When I was a young planner, radio had a relatively cheap cost per thousand and was considered a medium in which one could build frequency. Somehow this concept has been passed down a generation or two, with no one doing the maths. So-called ‘demand driven’ rate hikes mean that radio can be more expensive than TV in cost per point terms. So there is something delightfully ‘old skool’ about this commitment to delivering frequency.
Busschau’s experience and commercial suss ensure that she and her team deliver to clients whether they be motor dealerships, property auctioneers or doughnut shops. They are keen event partners and have scooped up some great events (WinEx, Dinner En Blanc), and even then manage to bring a twist to that. Not having expensive outside broadcast facilities, they pride themselves on delivering the real feel of an event.
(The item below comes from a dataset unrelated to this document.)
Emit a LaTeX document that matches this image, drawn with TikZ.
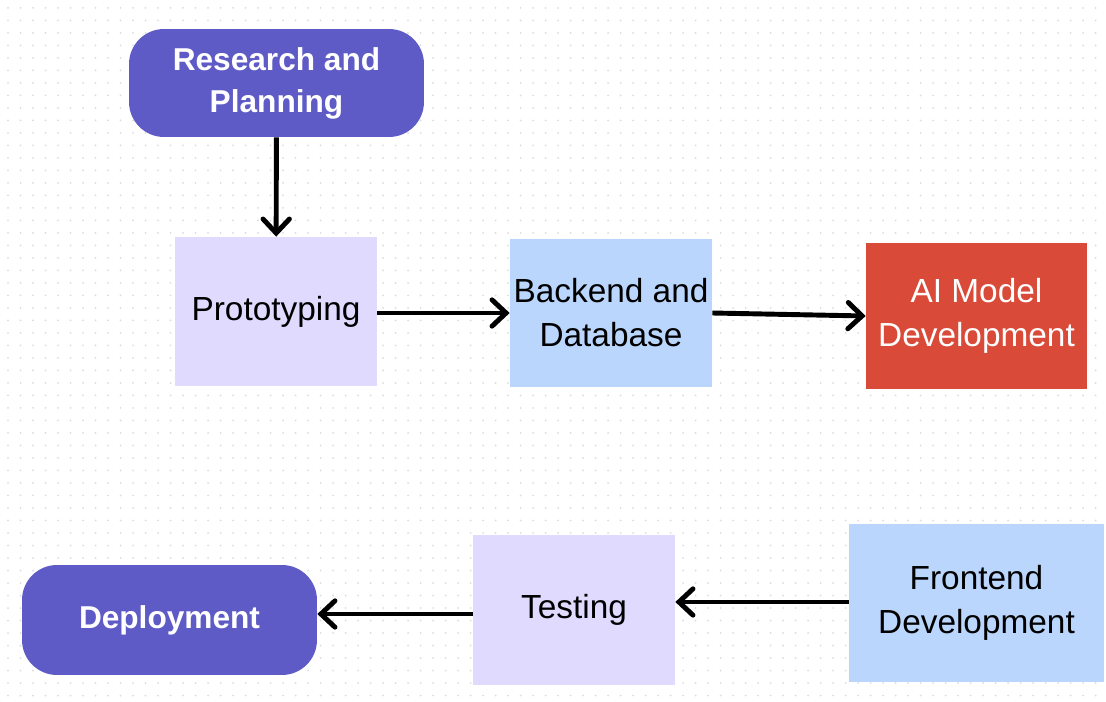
\documentclass[tikz,border=0pt]{standalone}
\usepackage{fontspec}
\setmainfont{Liberation Sans}
\usepackage{tikz}
\usetikzlibrary{arrows.meta,positioning}
\definecolor{planpurple}{HTML}{5F5BC6}
\definecolor{lavender}{HTML}{E0DBFE}
\definecolor{skyblue}{HTML}{BAD6FD}
\definecolor{modelred}{HTML}{DA4A38}
\definecolor{dotgray}{HTML}{DCDCDC}
\tikzset{
    milestone/.style={fill=planpurple, text=white, rounded corners=0.7cm, align=center,
        font=\fontsize{18}{24}\selectfont\bfseries, minimum width=5.9cm},
    task/.style={align=center, font=\fontsize{19}{25}\selectfont, inner sep=0pt},
    flow/.style={line width=2.8pt, -{Straight Barb[length=8pt,width=15pt,line cap=round]}}
}
\begin{document}
\begin{tikzpicture}[x=0.02cm,y=-0.02cm]
    \useasboundingbox (0,0) rectangle (1106,702);
    \fill[white] (0,0) rectangle (1106,702);
    % dotted canvas
    \foreach \i in {8,20.5,...,1100} {
        \foreach \j in {8,20.5,...,700} {
            \fill[dotgray] (\i,\j) circle (1);
        }
    }

    % top row
    \node[milestone, minimum height=2.16cm] (research) at (276.5,83) {Research and\\Planning};
    \node[task, fill=lavender, minimum width=4.04cm, minimum height=2.98cm] (proto) at (276,311.5) {Prototyping};
    \node[task, fill=skyblue, minimum width=4.04cm, minimum height=2.96cm] (backend) at (611,313) {Backend and\\Database};
    \node[task, fill=modelred, text=white, minimum width=4.42cm, minimum height=2.92cm] (aimodel) at (976.5,316) {AI Model\\Development};

    % bottom row
    \node[task, fill=skyblue, minimum width=5.1cm, minimum height=3.16cm] (frontend) at (976.5,603) {Frontend\\Development};
    \node[task, fill=lavender, minimum width=4.04cm, minimum height=3.0cm] (testing) at (574,610) {Testing};
    \node[milestone, minimum height=2.2cm] (deploy) at (169.5,620) {Deployment};

    % arrows
    \draw[flow] (research) -- (proto);
    \draw[flow] (proto.east |- backend) -- (backend.west);
    \draw[flow] (backend.east) -- (aimodel.west);
    \draw[flow] (frontend.west |- 0,602) -- (testing.east |- 0,602);
    \draw[flow] (testing.west |- 0,614) -- (deploy.east |- 0,614);
\end{tikzpicture}
\end{document}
There is an interesting story about a national advertiser deciding not to use the station as it did not match the reach of commercial stations. Nevertheless, the station recognised and supported the client’s birthday promotion. In turn, this client celebrated the station’s birthday by providing the staff with breakfast. Then there are the small advertisers, who have miniscule budgets. To these they say, keep your money, we will give you a week of pro bono time. And the station has just acquired brand ambassadors for life.
I could continue to enthuse. It is so seldom that I go into an environment where people are so energised, so passionate, so committed to having fun and doing good. And to top it all, they are proving that community radio can be sustainable.